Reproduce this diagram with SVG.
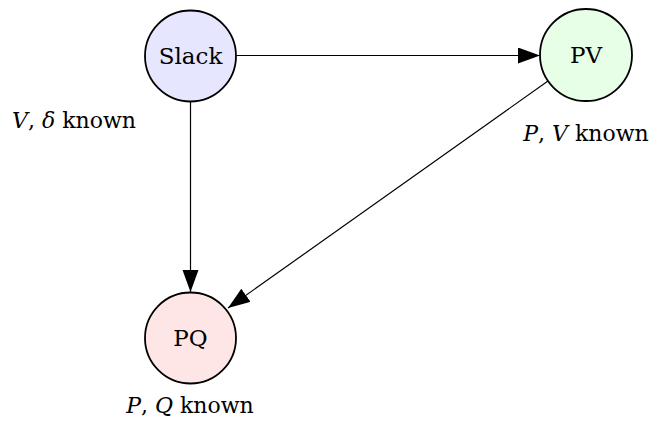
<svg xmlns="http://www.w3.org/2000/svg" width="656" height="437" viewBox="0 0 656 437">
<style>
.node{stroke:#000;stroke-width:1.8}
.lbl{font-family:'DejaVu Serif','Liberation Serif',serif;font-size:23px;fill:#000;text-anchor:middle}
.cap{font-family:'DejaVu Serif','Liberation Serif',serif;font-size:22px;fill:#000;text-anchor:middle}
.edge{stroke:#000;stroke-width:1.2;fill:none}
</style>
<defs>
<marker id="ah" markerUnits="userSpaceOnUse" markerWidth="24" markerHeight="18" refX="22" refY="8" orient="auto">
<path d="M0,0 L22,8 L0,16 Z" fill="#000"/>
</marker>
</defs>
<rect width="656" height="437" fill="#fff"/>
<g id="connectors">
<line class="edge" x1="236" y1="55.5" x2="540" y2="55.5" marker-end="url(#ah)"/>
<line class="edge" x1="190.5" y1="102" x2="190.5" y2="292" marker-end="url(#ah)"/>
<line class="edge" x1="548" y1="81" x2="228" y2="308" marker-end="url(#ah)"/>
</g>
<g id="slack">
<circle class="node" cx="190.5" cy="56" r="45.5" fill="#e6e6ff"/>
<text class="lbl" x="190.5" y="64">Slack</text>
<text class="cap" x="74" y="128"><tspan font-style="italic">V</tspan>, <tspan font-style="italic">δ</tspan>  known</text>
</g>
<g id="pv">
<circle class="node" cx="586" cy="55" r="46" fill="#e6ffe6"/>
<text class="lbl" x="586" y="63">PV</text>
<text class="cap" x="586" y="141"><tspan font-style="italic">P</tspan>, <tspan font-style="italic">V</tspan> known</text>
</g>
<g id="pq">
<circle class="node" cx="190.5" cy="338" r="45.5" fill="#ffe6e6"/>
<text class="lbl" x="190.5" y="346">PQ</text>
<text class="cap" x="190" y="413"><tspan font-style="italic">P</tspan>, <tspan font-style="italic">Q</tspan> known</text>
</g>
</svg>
○ ○ ○
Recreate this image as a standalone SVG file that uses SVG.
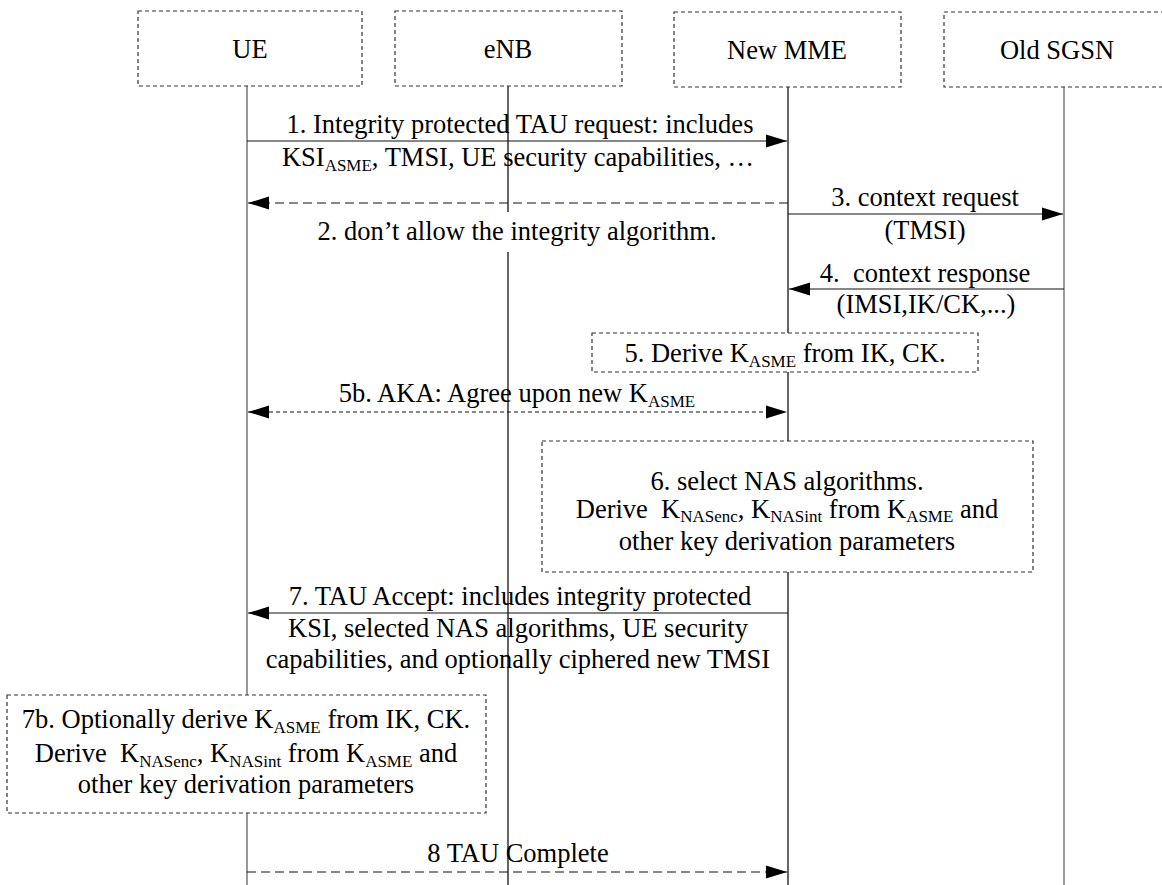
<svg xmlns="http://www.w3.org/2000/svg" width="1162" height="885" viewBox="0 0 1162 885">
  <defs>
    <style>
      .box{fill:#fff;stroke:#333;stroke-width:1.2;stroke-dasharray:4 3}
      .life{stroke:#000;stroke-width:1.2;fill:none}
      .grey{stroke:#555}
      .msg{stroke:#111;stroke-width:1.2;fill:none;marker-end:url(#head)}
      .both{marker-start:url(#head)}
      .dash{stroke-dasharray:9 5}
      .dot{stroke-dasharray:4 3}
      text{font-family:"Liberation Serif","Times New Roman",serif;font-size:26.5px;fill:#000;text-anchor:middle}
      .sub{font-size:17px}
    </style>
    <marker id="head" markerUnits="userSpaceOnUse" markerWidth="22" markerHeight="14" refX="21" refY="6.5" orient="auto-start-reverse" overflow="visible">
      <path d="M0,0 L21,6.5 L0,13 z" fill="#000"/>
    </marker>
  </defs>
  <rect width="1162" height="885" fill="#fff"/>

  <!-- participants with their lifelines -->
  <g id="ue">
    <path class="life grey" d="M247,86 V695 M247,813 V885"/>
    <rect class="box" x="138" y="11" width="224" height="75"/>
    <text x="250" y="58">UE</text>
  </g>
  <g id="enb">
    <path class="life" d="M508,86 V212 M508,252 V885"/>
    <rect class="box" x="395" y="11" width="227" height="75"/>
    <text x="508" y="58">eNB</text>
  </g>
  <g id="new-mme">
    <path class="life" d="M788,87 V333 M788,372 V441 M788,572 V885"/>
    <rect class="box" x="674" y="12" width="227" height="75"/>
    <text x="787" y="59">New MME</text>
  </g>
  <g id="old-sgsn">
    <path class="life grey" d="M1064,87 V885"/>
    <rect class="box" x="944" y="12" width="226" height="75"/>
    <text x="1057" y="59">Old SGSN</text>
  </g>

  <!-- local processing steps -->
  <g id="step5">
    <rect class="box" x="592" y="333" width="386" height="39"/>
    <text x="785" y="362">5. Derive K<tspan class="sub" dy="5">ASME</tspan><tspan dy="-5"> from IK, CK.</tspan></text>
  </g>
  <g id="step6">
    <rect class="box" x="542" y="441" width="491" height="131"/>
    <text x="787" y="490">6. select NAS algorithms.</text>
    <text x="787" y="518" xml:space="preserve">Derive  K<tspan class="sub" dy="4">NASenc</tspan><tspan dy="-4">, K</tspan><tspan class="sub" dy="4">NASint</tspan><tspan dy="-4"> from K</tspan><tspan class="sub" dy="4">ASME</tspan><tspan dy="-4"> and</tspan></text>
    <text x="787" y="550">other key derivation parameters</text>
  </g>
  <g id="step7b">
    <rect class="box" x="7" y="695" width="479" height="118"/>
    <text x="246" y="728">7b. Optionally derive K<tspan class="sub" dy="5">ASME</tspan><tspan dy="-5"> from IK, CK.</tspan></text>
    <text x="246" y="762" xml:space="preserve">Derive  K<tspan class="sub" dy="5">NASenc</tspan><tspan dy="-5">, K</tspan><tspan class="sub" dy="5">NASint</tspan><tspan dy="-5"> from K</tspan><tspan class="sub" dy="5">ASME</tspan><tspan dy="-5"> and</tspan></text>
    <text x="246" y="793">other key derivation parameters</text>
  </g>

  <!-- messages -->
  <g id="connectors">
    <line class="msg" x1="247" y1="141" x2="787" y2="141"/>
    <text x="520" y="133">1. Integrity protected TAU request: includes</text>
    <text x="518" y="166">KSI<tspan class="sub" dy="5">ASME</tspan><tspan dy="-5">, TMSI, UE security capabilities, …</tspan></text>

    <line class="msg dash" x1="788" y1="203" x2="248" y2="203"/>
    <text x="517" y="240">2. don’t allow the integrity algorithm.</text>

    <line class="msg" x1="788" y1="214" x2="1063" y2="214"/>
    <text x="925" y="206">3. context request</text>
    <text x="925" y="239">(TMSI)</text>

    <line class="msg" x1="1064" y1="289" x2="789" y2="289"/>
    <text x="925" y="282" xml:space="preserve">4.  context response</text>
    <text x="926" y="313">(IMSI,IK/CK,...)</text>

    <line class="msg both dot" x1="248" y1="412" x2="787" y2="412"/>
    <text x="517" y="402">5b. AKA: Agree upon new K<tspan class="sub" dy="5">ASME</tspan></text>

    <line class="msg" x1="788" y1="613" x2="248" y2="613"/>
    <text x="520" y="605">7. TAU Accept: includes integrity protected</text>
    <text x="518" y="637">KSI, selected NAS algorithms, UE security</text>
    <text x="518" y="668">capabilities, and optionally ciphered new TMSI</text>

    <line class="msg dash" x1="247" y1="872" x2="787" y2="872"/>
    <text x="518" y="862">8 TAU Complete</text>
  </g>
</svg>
○ ○ ○
◆ Stated exercise ◆
Search the entries for the word "this" and copy every line that has it.

◆ Task solution ◆
Reproduce this diagram with SVG.
Recreate this image as a standalone SVG file that uses SVG.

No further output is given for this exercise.